California Here We Come
Apr 6, 2016


The California Commission on Health and Safety and Workers' Compensation (CHSWC) recently released its 2015 Annual Report on California's Health and Safety and Workers' Compensation Systems.  In the report, the CHSWC continues to recommend further investigation of the integration of workers' compensation medical care with group health care so that services are delivered by the same group of providers under a coordinated insurance package.


California has looked at integrated care, or 24-hour care, for decades.  In 2004, CHSWC partnered with RAND to publish a report on the Assessment of 24-Hour Care Options for California.  Last year, A.B. 1170was introduced to create a pilot program that would be in place for up to three years and pay for medical, surgical, and hospital treatment for occupational and non-occupational injuries and illnesses incurred by agricultural workers.  CHSWC's research supports that integration will save significant administrative costs by no longer maintaining separate medical systems.


Under an integrated system, it's possible that employees might have co-pays or deductibles for medical care that arouse out of a workplace accident or illness. The same research also notes employers are incentivized to invest in workplace safety.  Would reducing this incentive have negative consequences in the decades-long decline in the incidence rates of occupational injuries?  Some of the biggest concernsrelate to exclusive remedy, which ordinary protects employers from civil suit.  It's possible that the integrated system would then fall under Federal control through ERISA exposing employers to risks different than the individual state work comp programs.

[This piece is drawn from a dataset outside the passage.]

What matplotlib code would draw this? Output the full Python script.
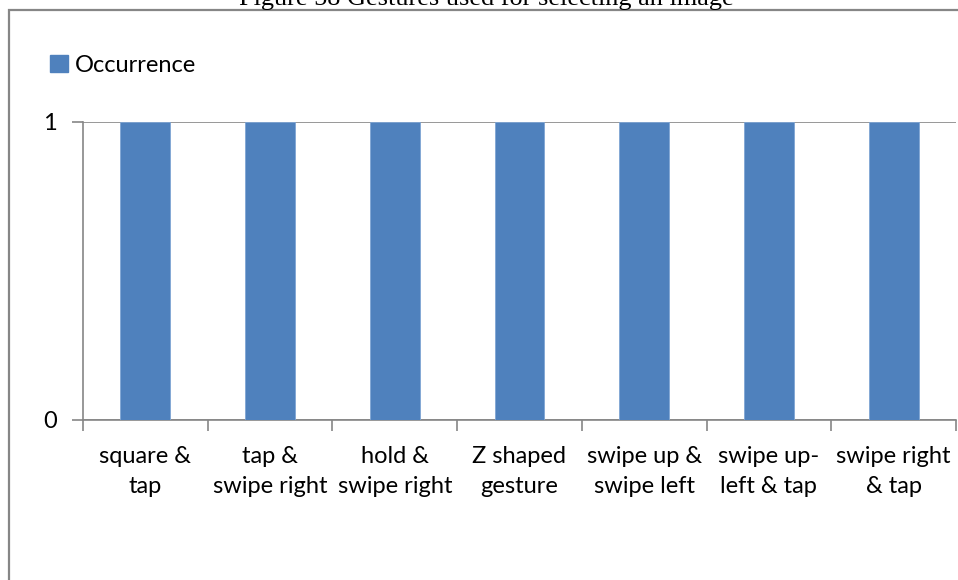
import matplotlib
matplotlib.use("Agg")
import matplotlib.pyplot as plt
from matplotlib.patches import Rectangle, Patch
import numpy as np

# Gestures and how often each was used
categories = [
    "square &\ntap",
    "tap &\nswipe right",
    "hold &\nswipe right",
    "Z shaped\ngesture",
    "swipe up &\nswipe left",
    "swipe up-\nleft & tap",
    "swipe right\n& tap",
]
occurrence = [1, 1, 1, 1, 1, 1, 1]
series_name = "Occurrence"
y_ticks = [0, 1]
title = "Figure 58 Gestures used for selecting an image"

W, H = 958, 580
BAR = "#4F81BD"
GRID = "#868686"
LABEL_FONT = ["Lato", "DejaVu Sans"]

fig = plt.figure(figsize=(W / 100, H / 100), dpi=100)
fig.patch.set_facecolor("white")

# outer chart frame
frame = Rectangle((9 / W, -0.2), 1.2, (H - 10) / H + 0.2, transform=fig.transFigure,
                  fill=False, edgecolor=GRID, linewidth=1.6, clip_on=False)
fig.patches.append(frame)

fig.text(486 / W, 1 - 5 / H, title, ha="center", va="baseline",
         family=["Liberation Serif", "DejaVu Serif"], fontsize=18.9, color="black")

left, right, top, bottom = 83, 956, 122, 420
ax = fig.add_axes([left / W, 1 - bottom / H, (right - left) / W, (bottom - top) / H])

x = np.arange(len(categories))
ax.bar(x, occurrence, width=0.4, color=BAR, edgecolor="#7FA5D4", linewidth=0.6, zorder=3)

ax.set_xlim(-0.5, len(categories) - 0.5)
ax.set_ylim(0, 1)
ax.set_yticks(y_ticks)
ax.set_yticklabels([str(v) for v in y_ticks], family=LABEL_FONT, fontsize=17)
ax.yaxis.grid(True, color=GRID, linewidth=1.2, zorder=0)

ax.set_xticks(x)
ax.set_xticklabels(categories, family=LABEL_FONT, fontsize=17, linespacing=1.5)
ax.set_xticks(np.arange(len(categories) + 1) - 0.5, minor=True)
ax.tick_params(axis="x", which="major", length=0, pad=19)
ax.tick_params(axis="x", which="minor", length=8, width=1.2, color=GRID, direction="out")
ax.tick_params(axis="y", length=8, width=1.2, color=GRID, direction="out", pad=11)

for side in ("top", "right"):
    ax.spines[side].set_visible(False)
for side in ("left", "bottom"):
    ax.spines[side].set_color(GRID)
    ax.spines[side].set_linewidth(1.2)

handle = Patch(facecolor=BAR, edgecolor=BAR)
fig.legend([handle], [series_name], loc="center left",
           bbox_to_anchor=(50 / W, 1 - 65 / H), frameon=False,
           prop={"family": LABEL_FONT, "size": 17},
           handlelength=0.75, handleheight=0.75, handletextpad=0.3,
           borderpad=0, borderaxespad=0)

fig.savefig("out.png", dpi=100, facecolor="white")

A Colorado ballot initiative, Amendment 69, would create ColoradoCare, the first single payer health care system in the U.S., which would also replace the medical care portion of workers' compensation.  If the measure passes, both employers and employees would see a payroll tax increase but there would be no deductibles or copays.  However, employers would still have to carry workers' compensation coverage to provide indemnity benefits.  We're watching how this debate will shake out and if the measure passes in November.



The Audit and Enforcement Unit of the California Division of Workers' Compensation (DWC) issued a press release stating it will conduct more target audits in 2016 to address utilization review (UR) complaints.  UR is the required process used by employers or claims administrators to review treatment to determine if it is medically necessary.  This program is used to decide whether or not to approve medical treatment recommended by a physician, which must be based on the medical treatment guidelines.


The State Senate recently introduced legislation (S.B. 1160) that would require each UR program to be accredited by July 1, 2018.  The measure would also require that the UR program be re-accredited every five years.  This is just one of four bills focusing on UR in the legislature.  The other bills would prohibit financial incentives to physicians for denying treatment (S.B. 563), call for the CHSWC to study a paperless UR system (A.B. 2883), and require the contact information of the claims administrator or UR organization that the request for authorization for medical treatment should be sent (A.B. 2503).



The Alabama House of Representatives unanimously passed a bill (H.B. 270) that would update the state's 10-year-old Alabama Captive Insurers Act to make Alabama more competitive in the formation of captive insurance companies.  The bill would revise the licensure requirements of captives, allow risk retention groups to operate as a captive, allow captives to be formed as a series limited liability corporation, and allow captives to obtain a 60-day provisional license.  The bill also caps the annual premium tax assessment at $100,000 and would no longer require a premium tax until the captive is licensed for 12 months.  The bill is now awaiting a vote in the Senate.           


The New York Workers' Compensation Board introduced a new Voluntary Binding Review (VBR) process that is designed to provide litigants a faster way to decide appeal decisions involving determinations of compensation (DOC).  The VBR process offers an alternative resolution that would provide the same level of finality as a Section 32 waiver agreement.  It is strictly voluntary and both parties have to agree, but the VBR process is expected to only take approximately 60-75 days (compared to the current average of 270 days).  The VBR process became effective March 28, 2016.


If you gave up watching the NCAA Tournament games because your bracket was busted on the second day, watch the highlight 'One Shining Moment', which always brings a tear to my eye.